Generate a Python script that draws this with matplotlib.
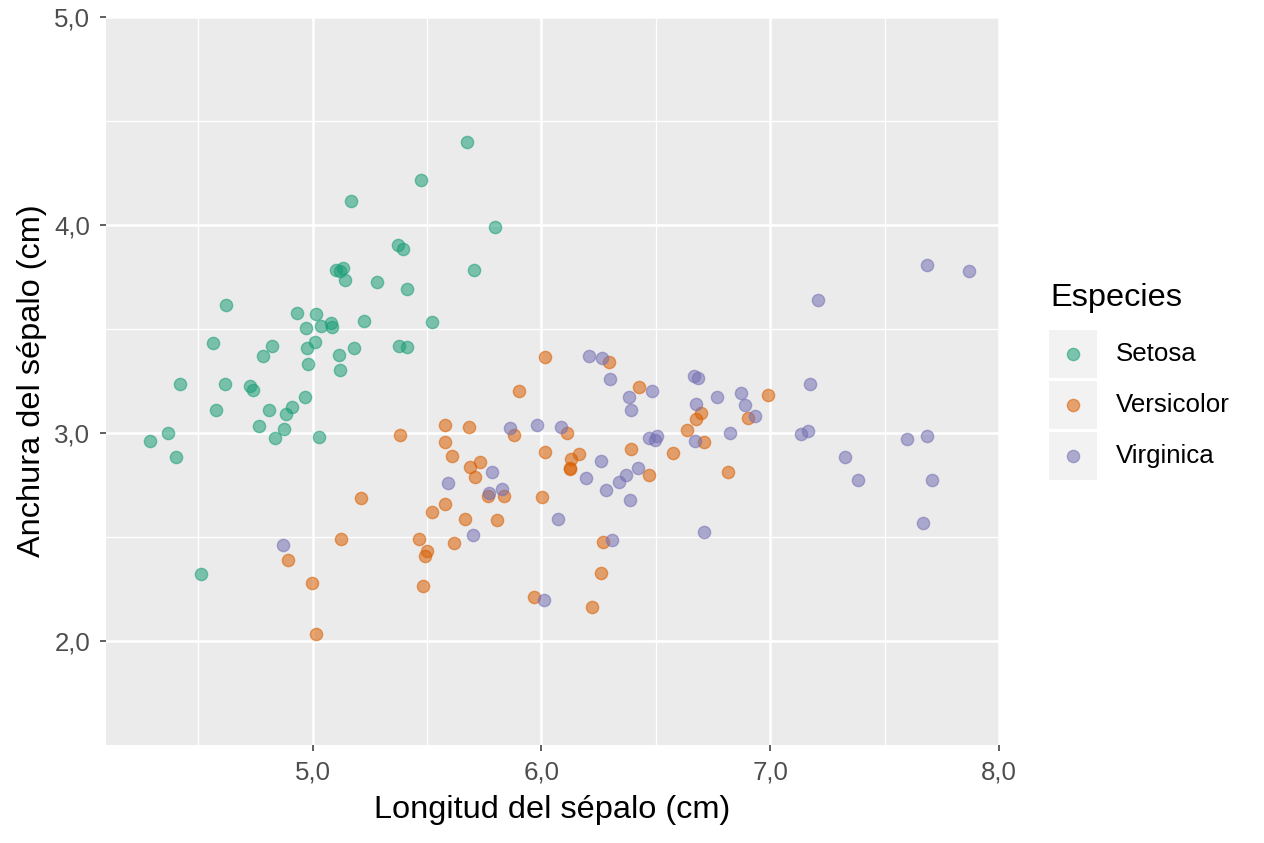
import numpy as np
import matplotlib
matplotlib.use("Agg")
import matplotlib.pyplot as plt
from matplotlib.patches import Rectangle
from matplotlib.lines import Line2D
from matplotlib.ticker import FixedLocator, FuncFormatter

plt.rcParams['font.family'] = ['Liberation Sans', 'DejaVu Sans']

species = ['Setosa', 'Versicolor', 'Virginica']
colors = ['#1B9E77', '#D95F02', '#7570B3']

# sepal length / width (jittered)
setosa_x = [4.289, 4.368, 4.403, 4.420, 4.512, 4.564, 4.577, 4.617, 4.621, 4.726,
            4.739, 4.765, 4.782, 4.809, 4.822, 4.835, 4.875, 4.883, 4.910, 4.931,
            4.966, 4.971, 4.975, 4.979, 5.014, 5.010, 5.028, 5.036, 5.080, 5.084,
            5.102, 5.132, 5.119, 5.115, 5.119, 5.141, 5.167, 5.181, 5.224, 5.281,
            5.373, 5.395, 5.377, 5.412, 5.412, 5.473, 5.521, 5.674, 5.705, 5.797]
setosa_y = [2.962, 3.000, 2.885, 3.235, 2.323, 3.432, 3.110, 3.235, 3.615, 3.226,
            3.206, 3.034, 3.370, 3.110, 3.418, 2.976, 3.019, 3.091, 3.125, 3.576,
            3.173, 3.504, 3.408, 3.331, 3.571, 3.437, 2.981, 3.514, 3.528, 3.509,
            3.783, 3.792, 3.778, 3.374, 3.302, 3.735, 4.114, 3.408, 3.538, 3.725,
            3.903, 3.883, 3.418, 3.413, 3.691, 4.215, 3.533, 4.397, 3.783, 3.989]

versicolor_x = [4.892, 4.997, 5.014, 5.124, 5.211, 5.382, 5.465, 5.500, 5.491, 5.482,
                5.521, 5.578, 5.578, 5.609, 5.578, 5.618, 5.666, 5.683, 5.688, 5.709,
                5.731, 5.766, 5.806, 5.836, 5.880, 5.902, 5.967, 6.002, 6.015, 6.015,
                6.221, 6.112, 6.129, 6.164, 6.125, 6.125, 6.269, 6.260, 6.295, 6.391,
                6.426, 6.470, 6.575, 6.636, 6.675, 6.697, 6.710, 6.815, 6.903, 6.990]
versicolor_y = [2.390, 2.280, 2.035, 2.491, 2.688, 2.990, 2.491, 2.434, 2.410, 2.265,
                2.621, 3.038, 2.957, 2.890, 2.659, 2.472, 2.587, 3.029, 2.837, 2.789,
                2.861, 2.698, 2.582, 2.698, 2.990, 3.202, 2.213, 2.693, 2.909, 3.365,
                2.165, 3.000, 2.875, 2.899, 2.832, 2.827, 2.477, 2.328, 3.341, 2.923,
                3.221, 2.798, 2.904, 3.014, 3.067, 3.096, 2.957, 2.813, 3.072, 3.182]

virginica_x = [4.870, 5.591, 5.700, 5.770, 5.784, 5.827, 5.862, 5.980, 6.085, 6.072,
               6.011, 6.208, 6.264, 6.299, 6.382, 6.391, 6.483, 6.260, 6.194, 6.282,
               6.339, 6.369, 6.422, 6.387, 6.308, 6.470, 6.496, 6.505, 6.667, 6.684,
               6.675, 6.671, 6.767, 6.710, 6.824, 6.872, 6.889, 6.933, 7.174, 7.134,
               7.165, 7.209, 7.327, 7.384, 7.598, 7.685, 7.707, 7.668, 7.685, 7.869]
virginica_y = [2.462, 2.760, 2.510, 2.712, 2.813, 2.731, 3.024, 3.038, 3.029, 2.587,
               2.198, 3.370, 3.360, 3.259, 3.173, 3.110, 3.202, 2.866, 2.784, 2.726,
               2.765, 2.798, 2.832, 2.678, 2.486, 2.976, 2.966, 2.986, 3.274, 3.264,
               3.139, 2.962, 3.173, 2.525, 3.000, 3.192, 3.134, 3.082, 3.235, 2.995,
               3.010, 3.639, 2.885, 2.774, 2.971, 2.986, 2.774, 2.568, 3.807, 3.778]

xs = [setosa_x, versicolor_x, virginica_x]
ys = [setosa_y, versicolor_y, virginica_y]

fig = plt.figure(figsize=(12.64, 8.43), dpi=100)
ax = fig.add_axes([106 / 1264, 98 / 843, 893 / 1264, 728 / 843])
ax.set_facecolor('#EBEBEB')

for x, y, c in zip(xs, ys, colors):
    ax.scatter(x, y, s=78, c=c, alpha=0.55, edgecolors=c, linewidths=1.0, zorder=3)

ax.set_xlim(4.097, 8.0)
ax.set_ylim(1.5, 5.0)

ax.xaxis.set_major_locator(FixedLocator([5, 6, 7, 8]))
ax.xaxis.set_minor_locator(FixedLocator([4.5, 5.5, 6.5, 7.5]))
ax.yaxis.set_major_locator(FixedLocator([2, 3, 4, 5]))
ax.yaxis.set_minor_locator(FixedLocator([2.5, 3.5, 4.5]))
fmt = FuncFormatter(lambda v, p: f'{v:.1f}'.replace('.', ','))
ax.xaxis.set_major_formatter(fmt)
ax.yaxis.set_major_formatter(fmt)

ax.grid(which='major', color='white', linewidth=1.8)
ax.grid(which='minor', color='white', linewidth=0.9)
ax.set_axisbelow(True)
for s in ax.spines.values():
    s.set_visible(False)

ax.tick_params(which='major', length=4.5, width=1.1, color='#333333',
               labelsize=18.6, labelcolor='#4D4D4D', pad=7)
ax.tick_params(which='minor', length=0)

ax.set_xlabel('Longitud del sépalo (cm)', fontsize=23.4, labelpad=7)
ax.set_ylabel('Anchura del sépalo (cm)', fontsize=23.4, labelpad=5)

# legend drawn by hand, ggplot style
W, H = 1264, 843
fig.text(1050 / W, 1 - 298 / H, 'Especies', fontsize=23.4, va='center', ha='left')
for i, (name, c) in enumerate(zip(species, colors)):
    cy = 353.7 + i * 51.2
    fig.add_artist(Rectangle(((1073.3 - 24) / W, 1 - (cy + 24) / H), 48 / W, 48 / H,
                             transform=fig.transFigure, facecolor='#F2F2F2',
                             edgecolor='none'))
    fig.add_artist(Line2D([1073.3 / W], [1 - cy / H], transform=fig.transFigure,
                          marker='o', markersize=8.8, color=c, alpha=0.55,
                          markeredgecolor=c, markeredgewidth=1.0, linestyle='none'))
    fig.text(1116 / W, 1 - cy / H, name, fontsize=18.6, va='center', ha='left')

fig.savefig('out.png', dpi=100)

**Task requirements:**
Repeat the listing in full and exactly. Do not include any images.

**Task response:**
Generate a Python script that draws this with matplotlib.
import numpy as np
import matplotlib
matplotlib.use("Agg")
import matplotlib.pyplot as plt
from matplotlib.patches import Rectangle
from matplotlib.lines import Line2D
from matplotlib.ticker import FixedLocator, FuncFormatter

plt.rcParams['font.family'] = ['Liberation Sans', 'DejaVu Sans']

species = ['Setosa', 'Versicolor', 'Virginica']
colors = ['#1B9E77', '#D95F02', '#7570B3']

# sepal length / width (jittered)
setosa_x = [4.289, 4.368, 4.403, 4.420, 4.512, 4.564, 4.577, 4.617, 4.621, 4.726,
            4.739, 4.765, 4.782, 4.809, 4.822, 4.835, 4.875, 4.883, 4.910, 4.931,
            4.966, 4.971, 4.975, 4.979, 5.014, 5.010, 5.028, 5.036, 5.080, 5.084,
            5.102, 5.132, 5.119, 5.115, 5.119, 5.141, 5.167, 5.181, 5.224, 5.281,
            5.373, 5.395, 5.377, 5.412, 5.412, 5.473, 5.521, 5.674, 5.705, 5.797]
setosa_y = [2.962, 3.000, 2.885, 3.235, 2.323, 3.432, 3.110, 3.235, 3.615, 3.226,
            3.206, 3.034, 3.370, 3.110, 3.418, 2.976, 3.019, 3.091, 3.125, 3.576,
            3.173, 3.504, 3.408, 3.331, 3.571, 3.437, 2.981, 3.514, 3.528, 3.509,
            3.783, 3.792, 3.778, 3.374, 3.302, 3.735, 4.114, 3.408, 3.538, 3.725,
            3.903, 3.883, 3.418, 3.413, 3.691, 4.215, 3.533, 4.397, 3.783, 3.989]

versicolor_x = [4.892, 4.997, 5.014, 5.124, 5.211, 5.382, 5.465, 5.500, 5.491, 5.482,
                5.521, 5.578, 5.578, 5.609, 5.578, 5.618, 5.666, 5.683, 5.688, 5.709,
                5.731, 5.766, 5.806, 5.836, 5.880, 5.902, 5.967, 6.002, 6.015, 6.015,
                6.221, 6.112, 6.129, 6.164, 6.125, 6.125, 6.269, 6.260, 6.295, 6.391,
                6.426, 6.470, 6.575, 6.636, 6.675, 6.697, 6.710, 6.815, 6.903, 6.990]
versicolor_y = [2.390, 2.280, 2.035, 2.491, 2.688, 2.990, 2.491, 2.434, 2.410, 2.265,
                2.621, 3.038, 2.957, 2.890, 2.659, 2.472, 2.587, 3.029, 2.837, 2.789,
                2.861, 2.698, 2.582, 2.698, 2.990, 3.202, 2.213, 2.693, 2.909, 3.365,
                2.165, 3.000, 2.875, 2.899, 2.832, 2.827, 2.477, 2.328, 3.341, 2.923,
                3.221, 2.798, 2.904, 3.014, 3.067, 3.096, 2.957, 2.813, 3.072, 3.182]

virginica_x = [4.870, 5.591, 5.700, 5.770, 5.784, 5.827, 5.862, 5.980, 6.085, 6.072,
               6.011, 6.208, 6.264, 6.299, 6.382, 6.391, 6.483, 6.260, 6.194, 6.282,
               6.339, 6.369, 6.422, 6.387, 6.308, 6.470, 6.496, 6.505, 6.667, 6.684,
               6.675, 6.671, 6.767, 6.710, 6.824, 6.872, 6.889, 6.933, 7.174, 7.134,
               7.165, 7.209, 7.327, 7.384, 7.598, 7.685, 7.707, 7.668, 7.685, 7.869]
virginica_y = [2.462, 2.760, 2.510, 2.712, 2.813, 2.731, 3.024, 3.038, 3.029, 2.587,
               2.198, 3.370, 3.360, 3.259, 3.173, 3.110, 3.202, 2.866, 2.784, 2.726,
               2.765, 2.798, 2.832, 2.678, 2.486, 2.976, 2.966, 2.986, 3.274, 3.264,
               3.139, 2.962, 3.173, 2.525, 3.000, 3.192, 3.134, 3.082, 3.235, 2.995,
               3.010, 3.639, 2.885, 2.774, 2.971, 2.986, 2.774, 2.568, 3.807, 3.778]

xs = [setosa_x, versicolor_x, virginica_x]
ys = [setosa_y, versicolor_y, virginica_y]

fig = plt.figure(figsize=(12.64, 8.43), dpi=100)
ax = fig.add_axes([106 / 1264, 98 / 843, 893 / 1264, 728 / 843])
ax.set_facecolor('#EBEBEB')

for x, y, c in zip(xs, ys, colors):
    ax.scatter(x, y, s=78, c=c, alpha=0.55, edgecolors=c, linewidths=1.0, zorder=3)

ax.set_xlim(4.097, 8.0)
ax.set_ylim(1.5, 5.0)

ax.xaxis.set_major_locator(FixedLocator([5, 6, 7, 8]))
ax.xaxis.set_minor_locator(FixedLocator([4.5, 5.5, 6.5, 7.5]))
ax.yaxis.set_major_locator(FixedLocator([2, 3, 4, 5]))
ax.yaxis.set_minor_locator(FixedLocator([2.5, 3.5, 4.5]))
fmt = FuncFormatter(lambda v, p: f'{v:.1f}'.replace('.', ','))
ax.xaxis.set_major_formatter(fmt)
ax.yaxis.set_major_formatter(fmt)

ax.grid(which='major', color='white', linewidth=1.8)
ax.grid(which='minor', color='white', linewidth=0.9)
ax.set_axisbelow(True)
for s in ax.spines.values():
    s.set_visible(False)

ax.tick_params(which='major', length=4.5, width=1.1, color='#333333',
               labelsize=18.6, labelcolor='#4D4D4D', pad=7)
ax.tick_params(which='minor', length=0)

ax.set_xlabel('Longitud del sépalo (cm)', fontsize=23.4, labelpad=7)
ax.set_ylabel('Anchura del sépalo (cm)', fontsize=23.4, labelpad=5)

# legend drawn by hand, ggplot style
W, H = 1264, 843
fig.text(1050 / W, 1 - 298 / H, 'Especies', fontsize=23.4, va='center', ha='left')
for i, (name, c) in enumerate(zip(species, colors)):
    cy = 353.7 + i * 51.2
    fig.add_artist(Rectangle(((1073.3 - 24) / W, 1 - (cy + 24) / H), 48 / W, 48 / H,
                             transform=fig.transFigure, facecolor='#F2F2F2',
                             edgecolor='none'))
    fig.add_artist(Line2D([1073.3 / W], [1 - cy / H], transform=fig.transFigure,
                          marker='o', markersize=8.8, color=c, alpha=0.55,
                          markeredgecolor=c, markeredgewidth=1.0, linestyle='none'))
    fig.text(1116 / W, 1 - cy / H, name, fontsize=18.6, va='center', ha='left')

fig.savefig('out.png', dpi=100)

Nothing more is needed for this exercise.